British family with 21 children, and the mother pregnant

            Elon Musk has stated “…population collapse due to low birth rates is a much bigger risk to civilization than global warming.” Musk is doing his part to prevent collapse—he’s fathered 14 children with multiple women.

            Musk is concerned because people are having smaller families and that we’re living longer. Apparently, he worries that there will not be enough workforce to do all the labor that society needs to continue. My interpretation is that he fears that the supply of cheap labor will diminish.

            This is reminiscent of the mudsill theory. The “mudsill” is the lowest part of a building, and also refers to the lowest class of people in a society. It is the belief that there always has been, and must be, an underclass to work for the upper classes. This theory was developed by a South Carolina state senator in 1858 as an effort to justify slavery. I fear that Musk and many politicians live in a billionaire’s bubble, and that they believe that the rest of us are needed to support them. They are unaware of the importance of the natural world, let alone the needs and wishes of normal people.

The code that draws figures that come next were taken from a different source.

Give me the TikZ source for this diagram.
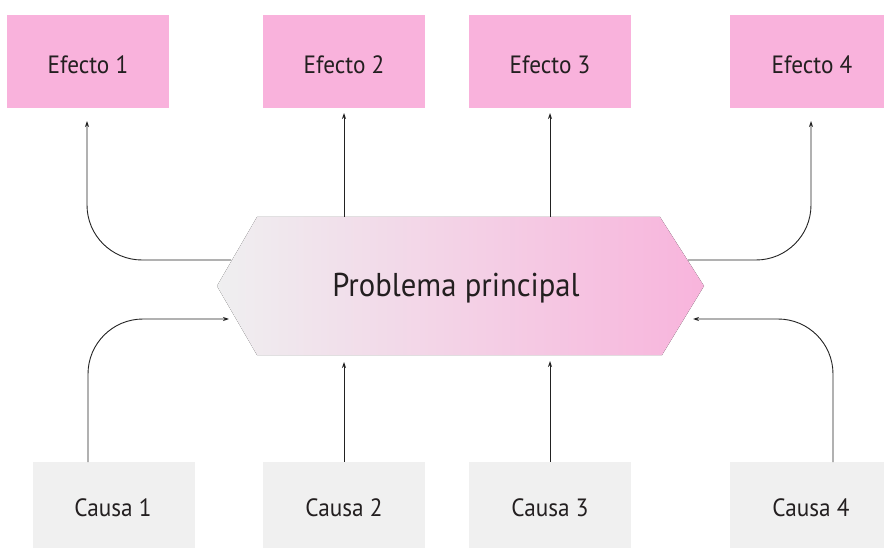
\documentclass[tikz,border=0pt]{standalone}
\usepackage{fontspec}
\setmainfont{PT Sans}[FakeStretch=0.93]
\usetikzlibrary{arrows.meta}
\definecolor{efpink}{HTML}{F9B2DC}
\definecolor{cagray}{HTML}{F0F0F0}
\definecolor{hexleft}{HTML}{EFEFF0}
\definecolor{hexright}{HTML}{F8B4DC}
\definecolor{txt}{HTML}{231F20}
\definecolor{ln}{HTML}{222222}
\begin{document}
\begin{tikzpicture}[x=1pt,y=-1pt,
  efbox/.style={fill=efpink,minimum width=162pt,minimum height=93pt,inner sep=0pt},
  cabox/.style={fill=cagray,minimum width=162pt,minimum height=90pt,inner sep=0pt},
  lbl/.style={text=txt,font=\fontsize{25}{28}\selectfont,inner sep=0pt,anchor=base},
  conn/.style={draw=ln,line width=0.9pt,-{Stealth[length=6pt,width=4pt]}},
  curved/.style={conn,rounded corners=55pt}]
\useasboundingbox (0,0) rectangle (884,548);
\clip (0,0) rectangle (884,548);
% hexagon
\fill[left color=hexleft,right color=hexright] (217,286) -- (257,217) -- (660,217) -- (704,286) -- (662,355) -- (257,355) -- cycle;
\node[lbl,font=\fontsize{33}{36}\selectfont] (pp) at (456,297) {Problema principal};
% effect boxes
\node[efbox] (e1) at (88,61.5) {};
\node[efbox] (e2) at (344,61.5) {};
\node[efbox] (e3) at (550,61.5) {};
\node[efbox] (e4) at (811,61.5) {};
\node[lbl] (e1t) at (88,74) {Efecto 1};
\node[lbl] (e2t) at (344,74) {Efecto 2};
\node[lbl] (e3t) at (550,74) {Efecto 3};
\node[lbl] (e4t) at (812,74) {Efecto 4};
% cause boxes
\node[cabox] (c1) at (114,507) {};
\node[cabox] (c2) at (344,507) {};
\node[cabox] (c3) at (550,507) {};
\node[cabox] (c4) at (811,507) {};
\node[lbl] (c1t) at (113,516) {Causa 1};
\node[lbl] (c2t) at (344,516) {Causa 2};
\node[lbl] (c3t) at (550,516) {Causa 3};
\node[lbl] (c4t) at (811,516) {Causa 4};
% connector end points
\coordinate (h1) at (231,260);
\coordinate (h2) at (344,217);
\coordinate (h3) at (550,217);
\coordinate (h4) at (688,260);
\coordinate (t1) at (87,121);
\coordinate (t2) at (344,113);
\coordinate (t3) at (550,113);
\coordinate (t4) at (811,121);
\coordinate (s1) at (88,462);
\coordinate (s4) at (833,462);
\coordinate (k1) at (229,319);
\coordinate (k2) at (344,362);
\coordinate (k3) at (550,361);
\coordinate (k4) at (693,319);
% connectors
\draw[curved] (h1) -| (t1);
\draw[conn] (h2) -- (t2);
\draw[conn] (h3) -- (t3);
\draw[curved] (h4) -| (t4);
\draw[curved] (s1) |- (k1);
\draw[conn] (c2.north) -- (k2);
\draw[conn] (c3.north) -- (k3);
\draw[curved] (s4) |- (k4);
\end{tikzpicture}
\end{document}
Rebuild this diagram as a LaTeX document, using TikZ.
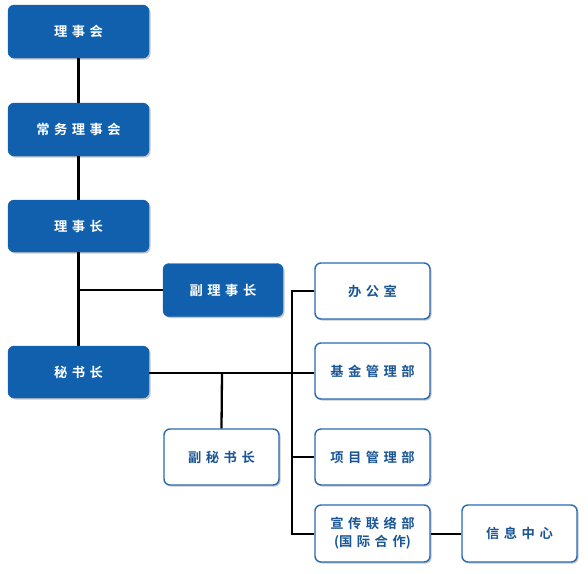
\documentclass[tikz,border=0pt]{standalone}
\usepackage{fontspec}
\setmainfont{Noto Sans CJK SC}[BoldFont={Noto Sans CJK SC Bold}]
\usetikzlibrary{shadows}
\newcommand{\gp}{\hspace{4.5pt}}
\definecolor{boxblue}{RGB}{16,96,174}
\definecolor{edgeblue}{RGB}{40,105,178}
\definecolor{txtblue}{RGB}{26,86,150}
\tikzset{
  base/.style={rounded corners=6pt, inner sep=0pt, font=\bfseries\fontsize{13.3}{18}\selectfont, align=center,
    drop shadow={shadow xshift=1.6pt, shadow yshift=-1.6pt, opacity=0.45, fill=gray}},
  bluebox/.style={base, fill=boxblue, draw=boxblue, text=white},
  whitebox/.style={base, fill=white, draw=edgeblue, line width=1.4pt, text=txtblue},
  conn/.style={draw=black, line width=2.3pt}
}
\begin{document}
\begin{tikzpicture}[x=1pt,y=-1pt]
\useasboundingbox (0,0) rectangle (588,573);
\node[bluebox, minimum width=141pt, minimum height=53pt] (lsh) at (78.5,31.5) {理\gp 事\gp 会};
\node[bluebox, minimum width=141pt, minimum height=53pt] (cw) at (78.5,129.5) {常\gp 务\gp 理\gp 事\gp 会};
\node[bluebox, minimum width=141pt, minimum height=52pt] (lsz) at (78.5,226) {理\gp 事\gp 长};
\node[bluebox, minimum width=120pt, minimum height=53pt] (flsz) at (223,290) {副\gp 理\gp 事\gp 长};
\node[bluebox, minimum width=141pt, minimum height=52pt] (msz) at (78.5,372) {秘\gp 书\gp 长};
\node[whitebox, minimum width=115pt, minimum height=56pt] (fmsz) at (221.5,457) {副\gp 秘\gp 书\gp 长};
\node[whitebox, minimum width=115pt, minimum height=56pt] (bgs) at (372.5,291) {办\gp 公\gp 室};
\node[whitebox, minimum width=115pt, minimum height=56pt] (jj) at (372.5,371) {基\gp 金\gp 管\gp 理\gp 部};
\node[whitebox, minimum width=115pt, minimum height=56pt] (xm) at (372.5,457) {项\gp 目\gp 管\gp 理\gp 部};
\node[whitebox, minimum width=115pt, minimum height=57pt] (xc) at (372.5,533.5) {宣\gp 传\gp 联\gp 络\gp 部\\(国\gp 际\gp 合\gp 作)};
\node[whitebox, minimum width=115pt, minimum height=57pt] (xx) at (519.5,533.5) {信\gp 息\gp 中\gp 心};
\coordinate (br2) at (222,373);
\coordinate (bt) at (292,291);
\coordinate (bb) at (292,534);
\draw[conn] (lsh.south) -- (cw.north);
\draw[conn] (cw.south) -- (lsz.north);
\draw[conn] (lsz.south) -- (msz.north);
\draw[conn] (lsz.south |- flsz.west) -- (flsz.west);
\draw[conn] (msz.east |- br2) -- (jj.west |- br2);
\draw[conn] (br2) -- (fmsz.north);
\draw[conn] (bgs.west |- bt) -- (bt) -- (bb) -- (xc.west |- bb);
\draw[conn] (bt |- xm.west) -- (xm.west);
\draw[conn] (xc.east |- bb) -- (xx.west |- bb);
\end{tikzpicture}
\end{document}
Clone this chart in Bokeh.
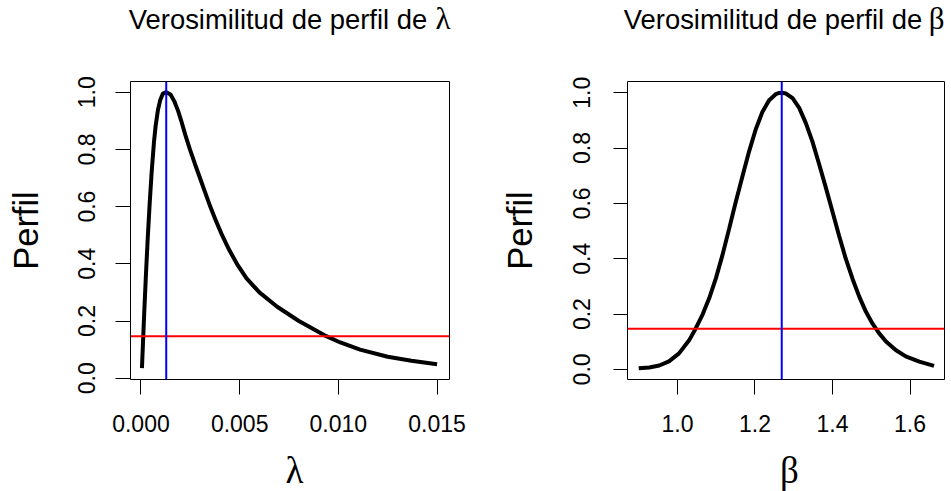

            A new magazine for women, Evie, stresses classical femininity vs. feminism. Along with Evie you can get an app “28 Cycle, Period, Wellness” which women can use to predict ovulation—but shouldn’t. It is unreliable at predicting a woman’s fertile time, and should only be used with another contraceptive method. However, Evie’s originators also push “Birth Control Detox”, which contains several expensive herbs. They want you to fear hormonal birth control. I wonder how many subscribers to Evie who use “28” end up with unintended pregnancies.

            Much that women have to control their fertility is being taken away. There are many barriers now, including pressure to have more children. They distrust contraception (even though it’s much safer than childbearing). Furthermore, access to safe abortion care is absent in many states—and in La Plata County.

            Durango is not immune from these pressures. Planned Parenthood has closed the clinic where I worked for 40 years. A person can get telemedicine services elsewhere and receive the abortion medication by mail. For later or procedural abortions, the nearest clinic is a 4+ hour drive.

            In addition to performing abortions for unintended pregnancies, (including some that resulted from rape or incest), PP offered many other reproductive health services for women and men. These included: diagnosis and treatment of infections, prescribing birth control and cancer screening such as Pap smears. All these medical services were discounted in price or free, depending on a person’s ability to pay.

            I remember Claire, an older woman, whom I met at PP. She had had a Pap suspicious for cancer and thought she couldn’t pay for a private doctor. At my office I did a procedure at no charge that showed that she had an unusual type of cancer. She had radical surgery in Denver and was cured. Without her Pap at PP she would have died from the cancer.

            One of the best times for a woman to start birth control is in the hospital, after giving birth. In addition to placing an IUD postpartum, it is easy to do a tubal ligation after birth by cesarean, if that is what a woman wants. Both of these are not possible at Mercy Hospital because of the pronatalist Ethical and Religious Directives for Catholic Health Care Services.

            Although Colorado is a safe haven for abortion care, La Plata County doesn’t reflect that. In addition, there is increasing social pressure to have children. Perhaps the very worst is that politics, medical care and religion have gotten mixed up, as opposed to the spirit of our Constitution’s Bill of Rights: “Congress shall make no law respecting an establishment of religion, or prohibiting the free exercise thereof….” Incidentally, the Bill of Rights says nothing against the president establishing a religion.